Shooting from the Hip
They may not have a plan yet... They may still be evaluating... But yeah, I am right there with you! :hugs:
 

StressedM0mma

Active Member
Thanks Step. You are right they may be evaluating. I should give them the benefit. I know there is no magic pill. Because if there were all of our children would be on it, and we wouldn't need this site. I am trying to take a breath, and hope that husband will be able to handle the mtg today on his own.
 

susiestar

Roll With It
First off, the psychiatrist isn't listening. in my opinion that alone means you should fire her and hire a new one. Or make her take difficult child home for a few MONTHS. Given your other thread about this am and calling the cops, is there a family friend your older daughter could stay with while she prepares for her auditions? Somewhere that would be calmer, with relatives or friends' parents that you know and trust? It might make a big difference to your older daughter. NOT permenently move out, just for a few weeks to get away from the gfgness?

Now, as for bipolar. Go to the store and get a copy of The Bipolar Child. It wll apply to your daughter. Celexa isn't good for bipolar, antidepressants may produce short term benefit but long term cause cycling. This psychiatrist is an idiot if she says the primary symptom of bipolar is staying up for days. Lots of us can list people who are bipolar and never did this. Importantly, that is NOT in the DSM as the primary symptom of bipolar. Or not all types of bipolar. Kids are very different.

The Bipolar Child has the dsm guidelines and has the approved medication protocol that works - approved by the board of psychiatry that certifies psychiatrists.
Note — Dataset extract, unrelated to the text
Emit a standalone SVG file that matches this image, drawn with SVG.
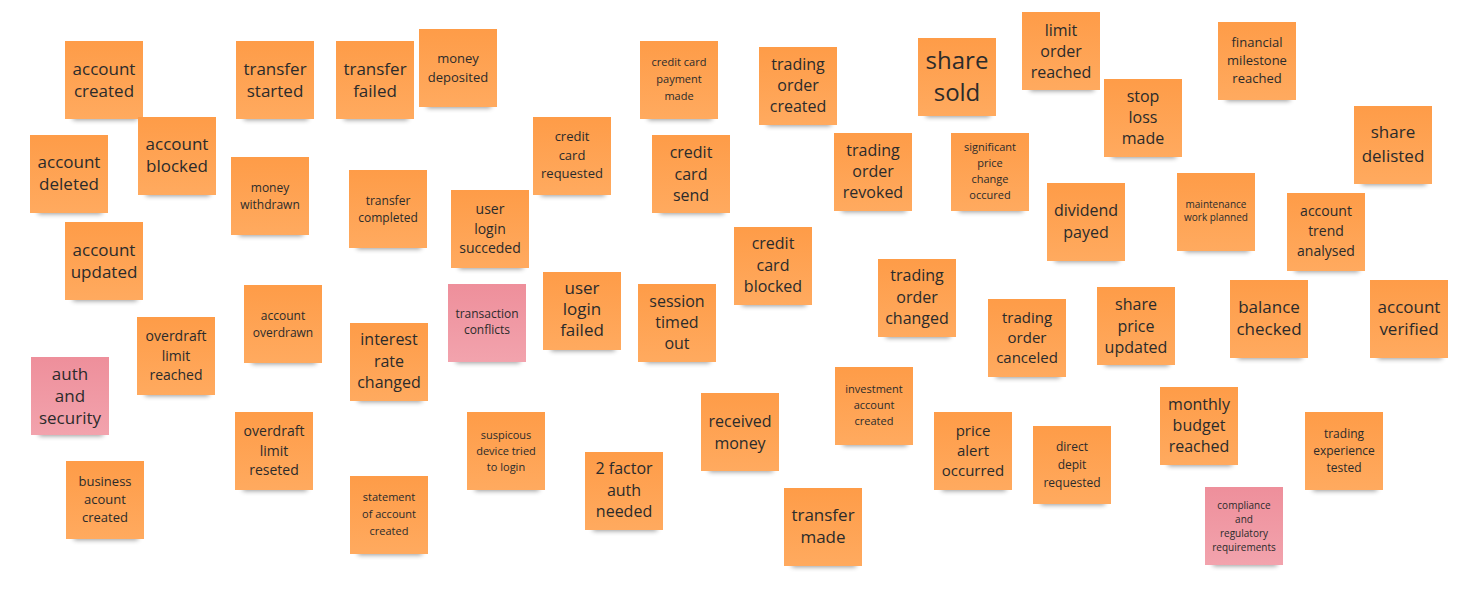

I am sorry it is so rough. I don't like docs hwo don't listen. Esp who don't listen to parents.

Do you have a Parent Report? It is a document YOU create that has ALL the info on difficult child in one place. The Warrior Moms who were here before me came up with an outline for a Parent Report. in my opinion it is the MOST POWERFUL tool a parent can have to help a difficult child. the link in my signature wll take you to the thread that describes it and has the outline. I would start on one so that you can get the best help for difficult child that is possible. She will be 18 before you know it and then you don't have nearly the options to help her, or the time, because she can keep you out of all of her info and appts but still won't be ready to support herself.
 

StressedM0mma

Active Member
Susie thank you for the link. We currently do not have one. I need to put it together. I will start working on one tomorrow. Right now I am taking in some peace and quiet before the chaos of difficult child coming home begins. I was trying to nap, but I have been too amped up all day. I am finding it hard to get most people to listen. They automatically balk at the fact that she has been on medications since she was 7. I am going to have to ask around if there is a place for easy child to stay. All of my family lives 2.5 hours away, and most of her friends do not have the room. Not to mention, her instrument is huge. She plays the bass. So it alone takes up alot of space. But I have been thinking about this alot. I may ask one of my friends whose daughter is at college, or my mother in law but I know my daughter wouldn't want to stay with her. I know easy child's boyfriends mom would take her but they do not have the space in their home. She may have a teacher that she can ask. I will bring it up to her. I just hate that we would be running her out of her own home. I hate these **** tears. I am so sick of crying. And, the ativan makes them more common. I may ask if there is somwthing that works as well that won't cause all the emotions. I just don't want difficult child to see what she does to me, and give her the satifaction.